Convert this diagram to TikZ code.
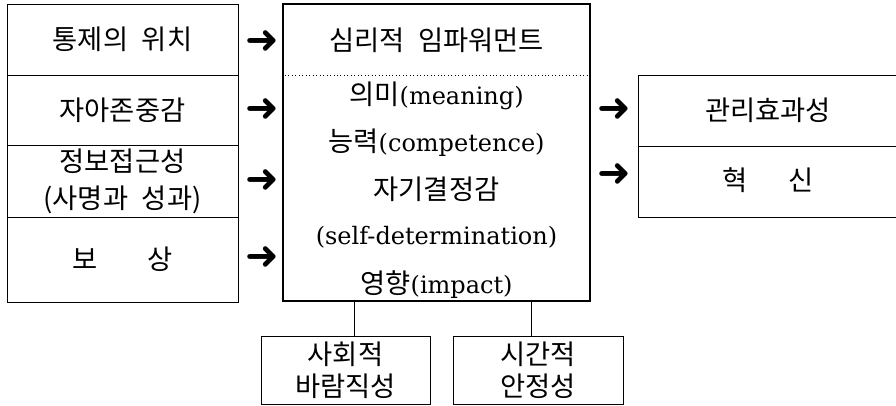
\documentclass[tikz,border=0pt]{standalone}
\usepackage{fontspec}
\setmainfont{DejaVu Serif}
\newfontfamily\krfont{Noto Sans CJK KR}
\newfontfamily\symfont{DejaVu Sans}
\newcommand{\hg}[1]{{\krfont\fontsize{20.5}{24}\selectfont #1}}
\newcommand{\wsp}{\hspace{0.5em}}
\usetikzlibrary{positioning}

\begin{document}
\begin{tikzpicture}[x=0.75pt, y=-0.75pt,
    box/.style={draw, line width=0.7pt, inner sep=0pt, align=center,
        font=\fontsize{20.5}{27.75}\selectfont\krfont},
    ctext/.style={inner sep=0pt, font=\fontsize{18}{22}\selectfont},
    arr/.style={inner sep=0pt, font=\fontsize{30}{30}\selectfont\symfont}]
    \useasboundingbox (0,0) rectangle (896,405);

    % antecedents
    \node[box, minimum width=173.25pt, minimum height=53.25pt] (locus) at (122.5,39.5) {통제의\wsp 위치};
    \node[box, minimum width=173.25pt, minimum height=52.5pt] (esteem) at (122.5,110) {자아존중감};
    \node[box, minimum width=173.25pt, minimum height=54pt] (info) at (122.5,181) {정보접근성\\(사명과\wsp 성과)};
    \node[box, minimum width=173.25pt, minimum height=63.75pt] (reward) at (122.5,259.5) {보\hspace{38pt}상};

    % psychological empowerment
    \node[draw, line width=2.2pt, minimum width=230.25pt, minimum height=222.75pt] (emp) at (436.5,152.5) {};
    \coordinate (sep) at (436.5,75);
    \draw[dotted, line width=0.6pt] (sep -| emp.west) -- (sep -| emp.east);
    \node[ctext] (title) at (436.5,40) {\hg{심리적\wsp 임파워먼트}};
    \node[ctext] (meaning) at (436.5,96) {\hg{의미}(meaning)};
    \node[ctext] (compet) at (436.5,143) {\hg{능력}(competence)};
    \node[ctext] (selfdet) at (436.5,189) {\hg{자기결정감}};
    \node[ctext] (selfdeten) at (436.5,237) {(self-determination)};
    \node[ctext] (impact) at (436.5,285) {\hg{영향}(impact)};

    % outcomes
    \node[box, minimum width=195pt, minimum height=53.25pt] (effect) at (768,110.5) {관리효과성};
    \node[box, minimum width=195pt, minimum height=53.25pt] (innov) at (768,181.5) {\raisebox{4pt}{혁\hspace{31pt}신}};

    % arrows
    \node[arr] (arrA) at (262,42) {➜};
    \node[arr] (arrB) at (262,110) {➜};
    \node[arr] (arrC) at (262,181) {➜};
    \node[arr] (arrD) at (262,258) {➜};
    \node[arr] (arrE) at (614,110) {➜};
    \node[arr] (arrF) at (614,175) {➜};

    % moderators
    \node[box, minimum width=126.75pt, minimum height=51pt] (social) at (345.5,370) {사회적\\[-4pt]바람직성};
    \node[box, minimum width=127.5pt, minimum height=51pt] (stable) at (538,370) {시간적\\[-4pt]안정성};
    \draw[line width=0.7pt] ([xshift=6.4pt]social.north) -- ([xshift=6.4pt]social.north |- emp.south);
    \draw[line width=0.7pt] ([xshift=-5.25pt]stable.north) -- ([xshift=-5.25pt]stable.north |- emp.south);
\end{tikzpicture}
\end{document}
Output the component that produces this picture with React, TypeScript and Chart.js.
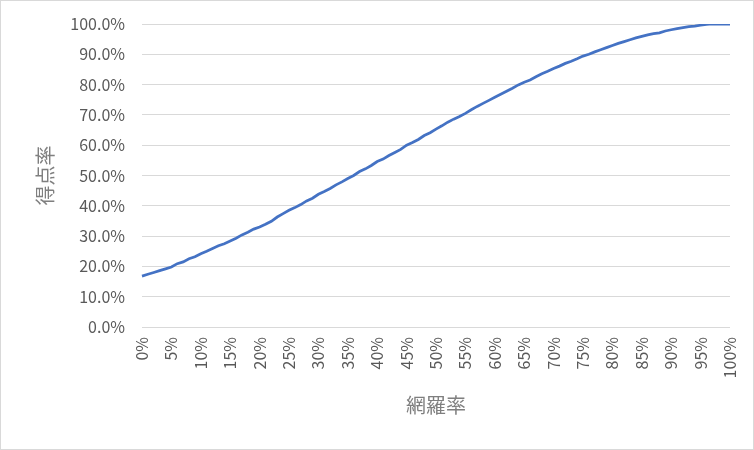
import React, { useEffect, useRef } from "react";
import { Chart, registerables } from "chart.js";

Chart.register(...registerables);

// x categories: coverage 0%..100% in 1% steps
const coverage: string[] = Array.from({ length: 101 }, (_, i) => `${i}%`);

// score rate (%), one value per 1% of coverage
const scoreRate: number[] = [
  16.8, 17.4, 18.0, 18.6, 19.2, 19.8,
  20.9, 21.5, 22.5, 23.2, 24.2,
  25.0, 25.9, 26.8, 27.5, 28.4,
  29.3, 30.4, 31.3, 32.3, 33.0,
  33.9, 34.9, 36.3, 37.4, 38.5,
  39.4, 40.4, 41.6, 42.5, 43.8,
  44.7, 45.7, 46.9, 47.9, 49.0,
  50.0, 51.3, 52.2, 53.3, 54.6,
  55.4, 56.6, 57.6, 58.6, 60.0,
  60.9, 61.9, 63.2, 64.1, 65.3,
  66.4, 67.6, 68.6, 69.5, 70.5,
  71.7, 72.8, 73.8, 74.8, 75.8,
  76.8, 77.8, 78.8, 79.9, 80.8,
  81.5, 82.6, 83.6, 84.4, 85.3,
  86.1, 87.0, 87.7, 88.5, 89.4,
  90.0, 90.8, 91.5, 92.2, 92.9,
  93.6, 94.2, 94.8, 95.4, 95.9,
  96.4, 96.8, 97.1, 97.7, 98.1,
  98.5, 98.8, 99.1, 99.3, 99.6,
  99.9, 100, 100, 100, 100,
];

const xTitle = "網羅率";
const yTitle = "得点率";

const FONT = "'Noto Sans CJK JP', 'Noto Sans', sans-serif";

export default function App() {
  const ref = useRef<HTMLCanvasElement | null>(null);

  useEffect(() => {
    document.body.style.margin = "0";
    const canvas = ref.current;
    if (!canvas) return;

    const bgPlugin = {
      id: "bgBorder",
      beforeDraw(chart: any) {
        const { ctx, width, height } = chart;
        ctx.save();
        ctx.fillStyle = "#ffffff";
        ctx.fillRect(0, 0, width, height);
        ctx.strokeStyle = "#d9d9d9";
        ctx.lineWidth = 1;
        ctx.strokeRect(0.5, 0.5, width - 1, height - 1);
        ctx.restore();
      },
    };

    const chart = new Chart(canvas, {
      type: "line",
      data: {
        labels: coverage,
        datasets: [
          {
            data: scoreRate,
            borderColor: "#4472c4",
            borderWidth: 2.75,
            pointRadius: 0,
            tension: 0,
            fill: false,
          },
        ],
      },
      options: {
        animation: false,
        responsive: false,
        maintainAspectRatio: false,
        devicePixelRatio: 1,
        layout: { padding: { top: 24, right: 24, left: 0, bottom: 0 } },
        plugins: {
          legend: { display: false },
          tooltip: { enabled: false },
        },
        scales: {
          x: {
            type: "category",
            offset: false,
            grid: { display: false, drawTicks: false },
            border: { display: false },
            ticks: {
              autoSkip: false,
              maxRotation: 90,
              minRotation: 90,
              padding: 10,
              color: "#595959",
              font: { family: FONT, size: 16 },
              callback: (_v: any, i: number) => (i % 5 === 0 ? coverage[i] : ""),
            },
            title: {
              display: true,
              text: xTitle,
              color: "#7f7f7f",
              font: { family: FONT, size: 20 },
              padding: 33,
            },
            afterFit: (s: any) => {
              s.height = 123;
              s.paddingLeft = 0;
              s.paddingRight = 0;
            },
          },
          y: {
            min: 0,
            max: 100,
            grid: { color: "#d9d9d9", lineWidth: 1, drawTicks: false },
            border: { display: false },
            ticks: {
              stepSize: 10,
              padding: 17,
              color: "#595959",
              font: { family: FONT, size: 16 },
              callback: (v: any) => `${Number(v).toFixed(1)}%`,
            },
            title: {
              display: true,
              text: yTitle,
              color: "#7f7f7f",
              font: { family: FONT, size: 20 },
              padding: 33,
            },
            afterFit: (s: any) => {
              s.width = 142;
              s.paddingTop = 0;
              s.paddingBottom = 0;
            },
          },
        },
      },
      plugins: [bgPlugin],
    });

    return () => chart.destroy();
  }, []);

  return (
    <div style={{ width: 754, height: 450 }}>
      <canvas ref={ref} width={754} height={450} style={{ display: "block", width: 754, height: 450 }} />
    </div>
  );
}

TASK TO CARRY OUT => The records above must be printed exactly; the pictures stay out.

TASK OUTPUT =>
Convert this diagram to TikZ code.
\documentclass[tikz,border=0pt]{standalone}
\usepackage{fontspec}
\setmainfont{DejaVu Serif}
\newfontfamily\krfont{Noto Sans CJK KR}
\newfontfamily\symfont{DejaVu Sans}
\newcommand{\hg}[1]{{\krfont\fontsize{20.5}{24}\selectfont #1}}
\newcommand{\wsp}{\hspace{0.5em}}
\usetikzlibrary{positioning}

\begin{document}
\begin{tikzpicture}[x=0.75pt, y=-0.75pt,
    box/.style={draw, line width=0.7pt, inner sep=0pt, align=center,
        font=\fontsize{20.5}{27.75}\selectfont\krfont},
    ctext/.style={inner sep=0pt, font=\fontsize{18}{22}\selectfont},
    arr/.style={inner sep=0pt, font=\fontsize{30}{30}\selectfont\symfont}]
    \useasboundingbox (0,0) rectangle (896,405);

    % antecedents
    \node[box, minimum width=173.25pt, minimum height=53.25pt] (locus) at (122.5,39.5) {통제의\wsp 위치};
    \node[box, minimum width=173.25pt, minimum height=52.5pt] (esteem) at (122.5,110) {자아존중감};
    \node[box, minimum width=173.25pt, minimum height=54pt] (info) at (122.5,181) {정보접근성\\(사명과\wsp 성과)};
    \node[box, minimum width=173.25pt, minimum height=63.75pt] (reward) at (122.5,259.5) {보\hspace{38pt}상};

    % psychological empowerment
    \node[draw, line width=2.2pt, minimum width=230.25pt, minimum height=222.75pt] (emp) at (436.5,152.5) {};
    \coordinate (sep) at (436.5,75);
    \draw[dotted, line width=0.6pt] (sep -| emp.west) -- (sep -| emp.east);
    \node[ctext] (title) at (436.5,40) {\hg{심리적\wsp 임파워먼트}};
    \node[ctext] (meaning) at (436.5,96) {\hg{의미}(meaning)};
    \node[ctext] (compet) at (436.5,143) {\hg{능력}(competence)};
    \node[ctext] (selfdet) at (436.5,189) {\hg{자기결정감}};
    \node[ctext] (selfdeten) at (436.5,237) {(self-determination)};
    \node[ctext] (impact) at (436.5,285) {\hg{영향}(impact)};

    % outcomes
    \node[box, minimum width=195pt, minimum height=53.25pt] (effect) at (768,110.5) {관리효과성};
    \node[box, minimum width=195pt, minimum height=53.25pt] (innov) at (768,181.5) {\raisebox{4pt}{혁\hspace{31pt}신}};

    % arrows
    \node[arr] (arrA) at (262,42) {➜};
    \node[arr] (arrB) at (262,110) {➜};
    \node[arr] (arrC) at (262,181) {➜};
    \node[arr] (arrD) at (262,258) {➜};
    \node[arr] (arrE) at (614,110) {➜};
    \node[arr] (arrF) at (614,175) {➜};

    % moderators
    \node[box, minimum width=126.75pt, minimum height=51pt] (social) at (345.5,370) {사회적\\[-4pt]바람직성};
    \node[box, minimum width=127.5pt, minimum height=51pt] (stable) at (538,370) {시간적\\[-4pt]안정성};
    \draw[line width=0.7pt] ([xshift=6.4pt]social.north) -- ([xshift=6.4pt]social.north |- emp.south);
    \draw[line width=0.7pt] ([xshift=-5.25pt]stable.north) -- ([xshift=-5.25pt]stable.north |- emp.south);
\end{tikzpicture}
\end{document}
Output the component that produces this picture with React, TypeScript and Chart.js.
import React, { useEffect, useRef } from "react";
import { Chart, registerables } from "chart.js";

Chart.register(...registerables);

// x categories: coverage 0%..100% in 1% steps
const coverage: string[] = Array.from({ length: 101 }, (_, i) => `${i}%`);

// score rate (%), one value per 1% of coverage
const scoreRate: number[] = [
  16.8, 17.4, 18.0, 18.6, 19.2, 19.8,
  20.9, 21.5, 22.5, 23.2, 24.2,
  25.0, 25.9, 26.8, 27.5, 28.4,
  29.3, 30.4, 31.3, 32.3, 33.0,
  33.9, 34.9, 36.3, 37.4, 38.5,
  39.4, 40.4, 41.6, 42.5, 43.8,
  44.7, 45.7, 46.9, 47.9, 49.0,
  50.0, 51.3, 52.2, 53.3, 54.6,
  55.4, 56.6, 57.6, 58.6, 60.0,
  60.9, 61.9, 63.2, 64.1, 65.3,
  66.4, 67.6, 68.6, 69.5, 70.5,
  71.7, 72.8, 73.8, 74.8, 75.8,
  76.8, 77.8, 78.8, 79.9, 80.8,
  81.5, 82.6, 83.6, 84.4, 85.3,
  86.1, 87.0, 87.7, 88.5, 89.4,
  90.0, 90.8, 91.5, 92.2, 92.9,
  93.6, 94.2, 94.8, 95.4, 95.9,
  96.4, 96.8, 97.1, 97.7, 98.1,
  98.5, 98.8, 99.1, 99.3, 99.6,
  99.9, 100, 100, 100, 100,
];

const xTitle = "網羅率";
const yTitle = "得点率";

const FONT = "'Noto Sans CJK JP', 'Noto Sans', sans-serif";

export default function App() {
  const ref = useRef<HTMLCanvasElement | null>(null);

  useEffect(() => {
    document.body.style.margin = "0";
    const canvas = ref.current;
    if (!canvas) return;

    const bgPlugin = {
      id: "bgBorder",
      beforeDraw(chart: any) {
        const { ctx, width, height } = chart;
        ctx.save();
        ctx.fillStyle = "#ffffff";
        ctx.fillRect(0, 0, width, height);
        ctx.strokeStyle = "#d9d9d9";
        ctx.lineWidth = 1;
        ctx.strokeRect(0.5, 0.5, width - 1, height - 1);
        ctx.restore();
      },
    };

    const chart = new Chart(canvas, {
      type: "line",
      data: {
        labels: coverage,
        datasets: [
          {
            data: scoreRate,
            borderColor: "#4472c4",
            borderWidth: 2.75,
            pointRadius: 0,
            tension: 0,
            fill: false,
          },
        ],
      },
      options: {
        animation: false,
        responsive: false,
        maintainAspectRatio: false,
        devicePixelRatio: 1,
        layout: { padding: { top: 24, right: 24, left: 0, bottom: 0 } },
        plugins: {
          legend: { display: false },
          tooltip: { enabled: false },
        },
        scales: {
          x: {
            type: "category",
            offset: false,
            grid: { display: false, drawTicks: false },
            border: { display: false },
            ticks: {
              autoSkip: false,
              maxRotation: 90,
              minRotation: 90,
              padding: 10,
              color: "#595959",
              font: { family: FONT, size: 16 },
              callback: (_v: any, i: number) => (i % 5 === 0 ? coverage[i] : ""),
            },
            title: {
              display: true,
              text: xTitle,
              color: "#7f7f7f",
              font: { family: FONT, size: 20 },
              padding: 33,
            },
            afterFit: (s: any) => {
              s.height = 123;
              s.paddingLeft = 0;
              s.paddingRight = 0;
            },
          },
          y: {
            min: 0,
            max: 100,
            grid: { color: "#d9d9d9", lineWidth: 1, drawTicks: false },
            border: { display: false },
            ticks: {
              stepSize: 10,
              padding: 17,
              color: "#595959",
              font: { family: FONT, size: 16 },
              callback: (v: any) => `${Number(v).toFixed(1)}%`,
            },
            title: {
              display: true,
              text: yTitle,
              color: "#7f7f7f",
              font: { family: FONT, size: 20 },
              padding: 33,
            },
            afterFit: (s: any) => {
              s.width = 142;
              s.paddingTop = 0;
              s.paddingBottom = 0;
            },
          },
        },
      },
      plugins: [bgPlugin],
    });

    return () => chart.destroy();
  }, []);

  return (
    <div style={{ width: 754, height: 450 }}>
      <canvas ref={ref} width={754} height={450} style={{ display: "block", width: 754, height: 450 }} />
    </div>
  );
}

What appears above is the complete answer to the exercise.